Can you put an email in your profile? We've got some people independently interested in the Bitcoin-for-Cyprus thing.


Hi, it should be there already... let me know if you can't see it.


The main problem I see, is the uncertainty around when the banks will open again so that people could actually exchange their money for Bitcoins.

You will also have to contend with limits that they placed on the amount of cash you can withdraw.

http://www.zerohedge.com/news/2013-03-21/bad-news-atm-limits...

I think a better idea is to go to countries that have not yet gotten to the point of Cyprus, such as Spain, Ireland, and Portugal


Bitcoin as a currency is way to unstable to be used in real transactions at the moment. The price rose from 14 bucks to 60 recently, this means, that if you bought something when bitcoin was 14 bucks and want to sell it now with bitcoins you will lose 1/4 of transaction. The bitcoin is nice idea to toy around with, but not the currency for real things.

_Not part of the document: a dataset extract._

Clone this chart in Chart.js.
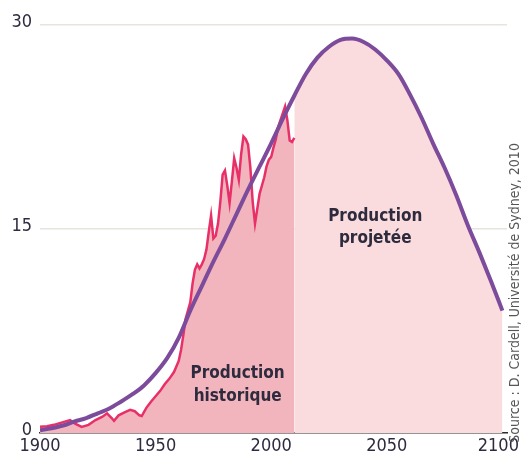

Lets think about how this could work. Houses at this time of year will be cheap, so we can get a few apartments. We would want to engage with local media to get the word out, and work to make sure locals have the tools and infrastructure they need (eg language translation) to make this work.


The bitcoin currency has a hard limit of 21 million units ever being produced.

Right now, a bitcoin is worth ~73$. At the current market rate, the entire possible bitcoin market is worth $1.533bn. On the other hand, Cyprus GDP is $24 billion. So... you see where things start to fall apart...


you do realize those 21 million units can be divided indefinitely. There is currently a soft limit imposed on the size of fractional units - but unlike the total, it can be changed quite easily.

So just because there are 21 million units ahead of the decimal, doesn't mean there can't be an additional 100 million units within each of those 21 million. Computers don't particularly care what exponent the floating point is multiplied by.


The reference bitcoin client is actually implemented with 64-bit integers, with a bitcoin defined as starting 8 decimal places to the left. But your point stands, which is that bitcoins are highly divisible. In fact, a "satoshi" is the unit name for one hundredth-millionth of a bitcoin.


Oh sure, but you'd be diluting all existing fractional unit owners. So, being taxed 10% still sounds better to me than being diluted by 50% or more because someone arbitrary decided that there are 200 fractional units now, not 100 as before (figuratively speaking).


I'm confused by the OP's use of the word "Bitcoin currency". Did you mean to say "Bitcoin exchange between EUR and BTC"? I suspect the peeps in Cyprus are def dumping some cash into BTC already. So they probs already know about that currency.


The Russians have already got there first. Did you see the jump in Dollar value since the Cyprus Crisis began?